Bringing in the Toads on Toad Day Out in Townsville (© Vilis Nams)

Later in the morning, Vilis and I drove to the Thuringowa Soundshell in Townsville’s west end to check out a different kind of abundance – cane toads. As we walked from the Kia toward the outdoor concert venue, we spotted a pair of toad busters hauling in their catch of cane toads (an introduced pest species in Australia) in a big plastic rubbish bin.

“How many toads do you have in there?” I asked.

“Around 20 kilograms,” the man grunted with satisfaction. The woman accompanying him carried more in a smaller container.

A Haul of Cane Toads at Toad Day Out (© Vilis Nams)

Ranger Dan Hasling with a Cane Toad (© Vilis Nams)

With upbeat music, covered pavilions, and adults and children milling about, Townsville’s Toad Day Out event exuded the atmosphere of a small fair. Hot sausages and native plants were free for the taking, and brightly-coloured chairs were set up for anyone needing to take a load off their legs. Media reps from the ABC and the Townsville Bulletin made the rounds interviewing the event organizers and top toad busters, and Ranger Dan Hasling, with an olive python draped around his neck, spoke to the audience about the negative environmental effects of cane toads.

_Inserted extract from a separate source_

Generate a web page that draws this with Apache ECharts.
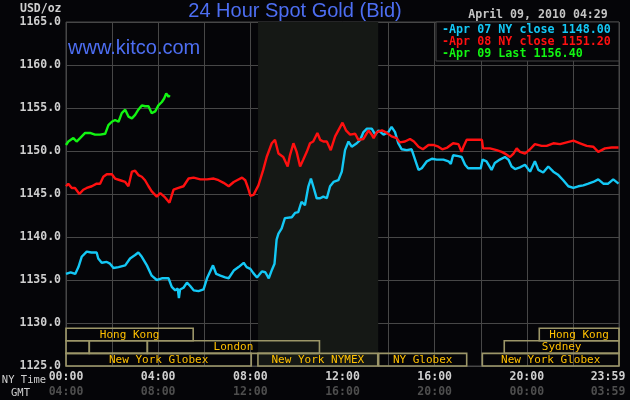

At the centre of all the action, however, were the toad weigh-in stations to which all the toad busters headed with their loads. Cane toad catchers brought toads in garbage bags, in livestock feed bags, in plastic buckets and tubs, and in all sizes of cardboard boxes. Every participant’s haul was weighed and noted, and the largest toads were weighed individually. Draw tickets were awarded to toad busters based on the number of toads they collected. Toad trophies were presented to a couple of teenaged brothers in the over-13 category who bagged both the heaviest cane toad, at 329 grams, and the biggest haul of toads, at 69 kilograms, and to two girls in the under-13 category, who collected 45 kilograms of toads, with their largest toad weighing in at 295 grams.

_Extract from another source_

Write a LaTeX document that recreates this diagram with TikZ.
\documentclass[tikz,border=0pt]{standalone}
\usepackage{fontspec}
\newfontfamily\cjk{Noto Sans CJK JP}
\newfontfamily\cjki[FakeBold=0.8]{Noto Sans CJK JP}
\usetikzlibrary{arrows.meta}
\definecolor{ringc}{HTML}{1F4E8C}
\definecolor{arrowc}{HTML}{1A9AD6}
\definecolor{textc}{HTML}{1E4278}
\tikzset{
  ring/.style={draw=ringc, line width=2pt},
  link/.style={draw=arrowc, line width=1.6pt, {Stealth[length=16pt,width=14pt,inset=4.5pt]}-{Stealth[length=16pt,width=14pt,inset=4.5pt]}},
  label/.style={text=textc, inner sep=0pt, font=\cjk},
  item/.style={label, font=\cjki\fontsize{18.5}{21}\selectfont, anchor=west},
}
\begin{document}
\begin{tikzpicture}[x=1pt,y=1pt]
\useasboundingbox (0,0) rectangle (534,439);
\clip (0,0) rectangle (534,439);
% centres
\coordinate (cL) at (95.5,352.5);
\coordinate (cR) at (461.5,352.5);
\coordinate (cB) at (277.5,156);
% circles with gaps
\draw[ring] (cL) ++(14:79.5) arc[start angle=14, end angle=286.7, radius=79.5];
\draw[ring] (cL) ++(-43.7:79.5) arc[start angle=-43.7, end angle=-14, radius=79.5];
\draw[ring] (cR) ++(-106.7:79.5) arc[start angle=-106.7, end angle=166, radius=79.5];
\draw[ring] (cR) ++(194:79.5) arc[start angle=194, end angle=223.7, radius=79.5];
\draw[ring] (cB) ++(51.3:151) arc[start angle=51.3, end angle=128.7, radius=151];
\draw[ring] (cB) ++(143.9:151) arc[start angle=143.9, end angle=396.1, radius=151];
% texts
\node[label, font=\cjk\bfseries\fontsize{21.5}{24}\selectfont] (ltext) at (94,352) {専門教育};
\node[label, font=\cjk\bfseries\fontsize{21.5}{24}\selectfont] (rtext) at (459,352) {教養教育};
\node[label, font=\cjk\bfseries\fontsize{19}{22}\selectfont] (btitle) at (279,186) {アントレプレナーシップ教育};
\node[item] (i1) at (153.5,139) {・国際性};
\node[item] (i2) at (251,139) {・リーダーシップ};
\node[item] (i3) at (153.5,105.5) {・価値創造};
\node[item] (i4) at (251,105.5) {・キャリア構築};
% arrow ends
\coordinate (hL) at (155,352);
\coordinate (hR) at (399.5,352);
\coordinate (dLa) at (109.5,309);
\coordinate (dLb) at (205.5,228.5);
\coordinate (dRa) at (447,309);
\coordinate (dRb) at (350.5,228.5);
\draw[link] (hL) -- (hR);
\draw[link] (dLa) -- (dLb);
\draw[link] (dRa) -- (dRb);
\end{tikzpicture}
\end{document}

Weighing a Sack of Toads (© Vilis Nams)

I listened in on a pair of interviews and learned that the champion teen toad busters had spent a couple of hours last evening in the back of their dad’s car. He drove them to street light after street light, where the cane toads apparently congregate, and at each one, the boys, with help from friends, jumped out and grabbed sackful after sackful of toads. When asked why they did it, one of the brothers responded, “It’s fun. And it helps the environment.” When asked what they thought of the toads, the other brother replied, “Weird. Ugly. And they smell.”

Weighing a Big One (© Vilis Nams)

A few stragglers hauled in their captives just before noon, contributing to a grand total of 400 kilograms of cane toads removed from Townsville’s environment in the 2010 Townsville Toad Day Out. That total is up from last year’s, and the goal for next year is 500 kilograms. Go for it, Townsville!

Reference:

1. Alexis Gillham. Toad to Success. Townsville Bulletin, Saturday, March 27, 2010. p. 57; 2. Ibid, p. 48.